I thought that autovacuum should recover the free space, however I see now from the documentation that it doesn't (and that this is deliberate):
"The standard form of VACUUM removes dead row versions in tables and indexes and marks the space available for future reuse. However, it will not return the space to the operating system, except .... In contrast, VACUUM FULL actively compacts tables by writing a complete new version of the table file with no dead space. This minimizes the size of the table, but can take a long time...
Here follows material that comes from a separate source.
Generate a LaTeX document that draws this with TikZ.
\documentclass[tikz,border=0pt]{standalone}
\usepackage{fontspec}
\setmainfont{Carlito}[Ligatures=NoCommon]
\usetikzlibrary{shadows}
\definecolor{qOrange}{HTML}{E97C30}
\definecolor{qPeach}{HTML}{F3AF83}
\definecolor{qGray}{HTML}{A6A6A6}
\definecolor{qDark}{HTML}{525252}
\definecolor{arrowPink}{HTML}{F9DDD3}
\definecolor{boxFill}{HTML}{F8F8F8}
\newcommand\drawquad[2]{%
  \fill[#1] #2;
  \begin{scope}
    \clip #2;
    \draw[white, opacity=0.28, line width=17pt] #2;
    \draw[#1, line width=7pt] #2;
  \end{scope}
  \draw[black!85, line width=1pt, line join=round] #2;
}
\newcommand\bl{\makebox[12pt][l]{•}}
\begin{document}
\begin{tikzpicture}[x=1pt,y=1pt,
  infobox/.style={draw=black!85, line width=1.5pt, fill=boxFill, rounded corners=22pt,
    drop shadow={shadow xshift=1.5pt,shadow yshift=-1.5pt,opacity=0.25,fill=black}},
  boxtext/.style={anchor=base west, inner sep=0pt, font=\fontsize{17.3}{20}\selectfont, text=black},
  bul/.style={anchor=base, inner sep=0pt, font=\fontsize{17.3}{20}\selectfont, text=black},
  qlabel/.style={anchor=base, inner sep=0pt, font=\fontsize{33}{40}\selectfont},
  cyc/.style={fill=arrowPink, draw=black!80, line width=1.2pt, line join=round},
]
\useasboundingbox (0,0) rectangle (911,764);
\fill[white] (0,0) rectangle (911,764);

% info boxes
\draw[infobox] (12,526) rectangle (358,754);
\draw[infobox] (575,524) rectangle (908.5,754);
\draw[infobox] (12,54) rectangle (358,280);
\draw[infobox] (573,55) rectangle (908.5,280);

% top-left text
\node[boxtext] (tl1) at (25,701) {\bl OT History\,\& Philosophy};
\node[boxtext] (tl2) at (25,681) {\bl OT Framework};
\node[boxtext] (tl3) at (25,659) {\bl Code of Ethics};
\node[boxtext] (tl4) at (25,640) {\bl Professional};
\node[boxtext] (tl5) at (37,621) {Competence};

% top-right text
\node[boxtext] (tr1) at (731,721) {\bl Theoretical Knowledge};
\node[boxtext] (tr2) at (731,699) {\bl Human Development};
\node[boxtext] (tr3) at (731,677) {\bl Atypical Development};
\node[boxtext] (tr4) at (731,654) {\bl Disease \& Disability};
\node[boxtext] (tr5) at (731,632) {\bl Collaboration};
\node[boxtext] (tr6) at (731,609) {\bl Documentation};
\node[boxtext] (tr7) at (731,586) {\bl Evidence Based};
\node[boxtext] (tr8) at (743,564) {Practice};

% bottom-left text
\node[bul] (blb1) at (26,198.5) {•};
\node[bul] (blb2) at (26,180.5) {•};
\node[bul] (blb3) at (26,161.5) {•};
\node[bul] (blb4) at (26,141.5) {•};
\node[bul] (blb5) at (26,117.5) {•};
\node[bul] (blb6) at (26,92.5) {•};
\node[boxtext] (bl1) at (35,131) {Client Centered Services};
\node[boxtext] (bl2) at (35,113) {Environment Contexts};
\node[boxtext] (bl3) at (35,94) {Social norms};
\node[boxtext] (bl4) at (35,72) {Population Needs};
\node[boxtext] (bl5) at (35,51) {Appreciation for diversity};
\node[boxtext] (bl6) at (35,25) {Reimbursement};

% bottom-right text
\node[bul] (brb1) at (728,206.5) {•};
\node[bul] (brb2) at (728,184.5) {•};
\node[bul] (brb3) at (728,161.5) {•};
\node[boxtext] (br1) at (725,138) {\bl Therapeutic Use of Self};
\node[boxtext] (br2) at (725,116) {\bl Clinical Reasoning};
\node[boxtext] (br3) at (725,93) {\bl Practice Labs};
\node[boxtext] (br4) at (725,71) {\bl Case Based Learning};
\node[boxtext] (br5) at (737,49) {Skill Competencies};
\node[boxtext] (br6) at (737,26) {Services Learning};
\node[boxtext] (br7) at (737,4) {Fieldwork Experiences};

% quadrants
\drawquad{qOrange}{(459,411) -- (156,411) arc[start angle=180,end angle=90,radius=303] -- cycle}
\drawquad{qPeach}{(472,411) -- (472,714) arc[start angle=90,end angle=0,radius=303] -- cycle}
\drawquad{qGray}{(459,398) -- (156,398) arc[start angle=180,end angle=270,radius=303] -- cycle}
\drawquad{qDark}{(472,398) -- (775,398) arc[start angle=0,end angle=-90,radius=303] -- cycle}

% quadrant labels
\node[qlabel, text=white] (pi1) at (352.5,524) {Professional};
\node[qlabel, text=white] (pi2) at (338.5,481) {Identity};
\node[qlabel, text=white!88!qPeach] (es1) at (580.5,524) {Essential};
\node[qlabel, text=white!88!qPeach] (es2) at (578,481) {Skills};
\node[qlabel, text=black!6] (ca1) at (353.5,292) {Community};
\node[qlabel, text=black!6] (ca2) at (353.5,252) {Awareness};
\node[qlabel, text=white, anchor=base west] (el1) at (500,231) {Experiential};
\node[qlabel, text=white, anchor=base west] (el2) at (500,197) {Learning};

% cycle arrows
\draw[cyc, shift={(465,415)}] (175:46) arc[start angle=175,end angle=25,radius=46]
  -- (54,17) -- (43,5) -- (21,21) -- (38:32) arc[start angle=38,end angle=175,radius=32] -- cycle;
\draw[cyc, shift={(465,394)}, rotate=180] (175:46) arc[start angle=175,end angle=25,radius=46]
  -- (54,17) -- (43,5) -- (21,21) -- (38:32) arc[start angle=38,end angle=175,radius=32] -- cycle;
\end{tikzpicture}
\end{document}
The usual goal of routine vacuuming is to do standard VACUUMs often enough to avoid needing VACUUM FULL. The autovacuum daemon attempts to work this way, and in fact will never issue VACUUM FULL."
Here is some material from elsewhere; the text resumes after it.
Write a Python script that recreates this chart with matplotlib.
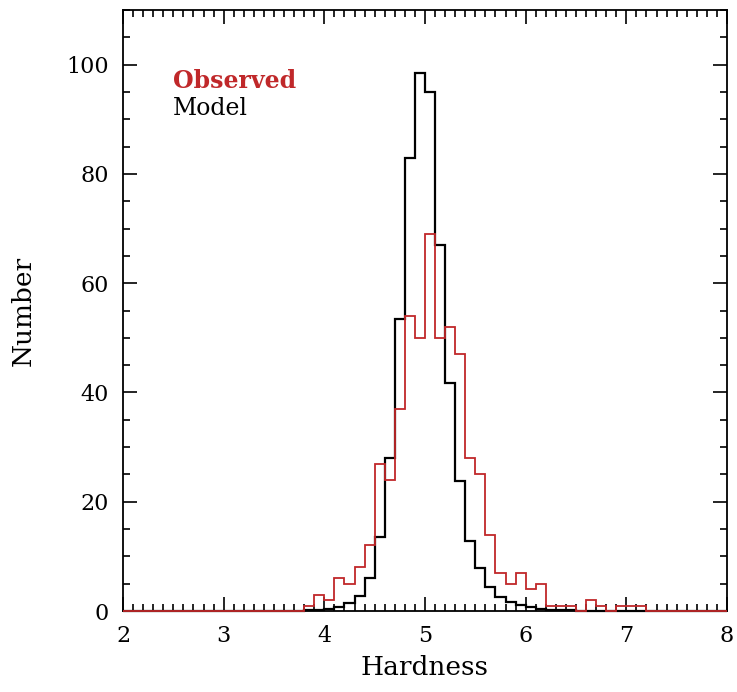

I'll do a VACUUM FULL, which I expect to reduce table_len.
Steve
On 23 September 2015 at 17:50, Tom Lane <tgl@sss.pgh.pa.us> wrote:
Steve Pritchard <steve.pritchard@bto.org> writes:
> -- Average length of a row in bytes:
> select avg(octet_length(t.*::text)) FROM observation t;
> -- 287 bytes
That measurement technique doesn't have a lot to do with reality,
I'm afraid.
The contrib/pgstattuple module could give you a more reliable idea of
how much space is in use or not in the table.
regards, tom lane
Hi Steve: On Wed, Sep 23, 2015 at 7:25 PM, Steve Pritchard <steve.pritchard@bto.org> wrote: > I thought that autovacuum should recover the free space, however I see now > from the documentation that it doesn't (and that this is deliberate): .... > I'll do a VACUUM FULL, which I expect to reduce table_len. Full is for when you've done a drastic reduction on a table. Some tables oscillate in size, grow and shrink and regrow.., those do not benefit of vacuum full on the long run, because if you have a table which oscilates between , let's say, 10G and 20G you need 20G of disk space, if you shrink and fill the rest with other uses server will crash on next growth ( some very special cases may be different, but in general if you have free space is because you create/delete, be it directly or via MVCC updates, so having it there for next usage is not so bad ). Francisco Olarte.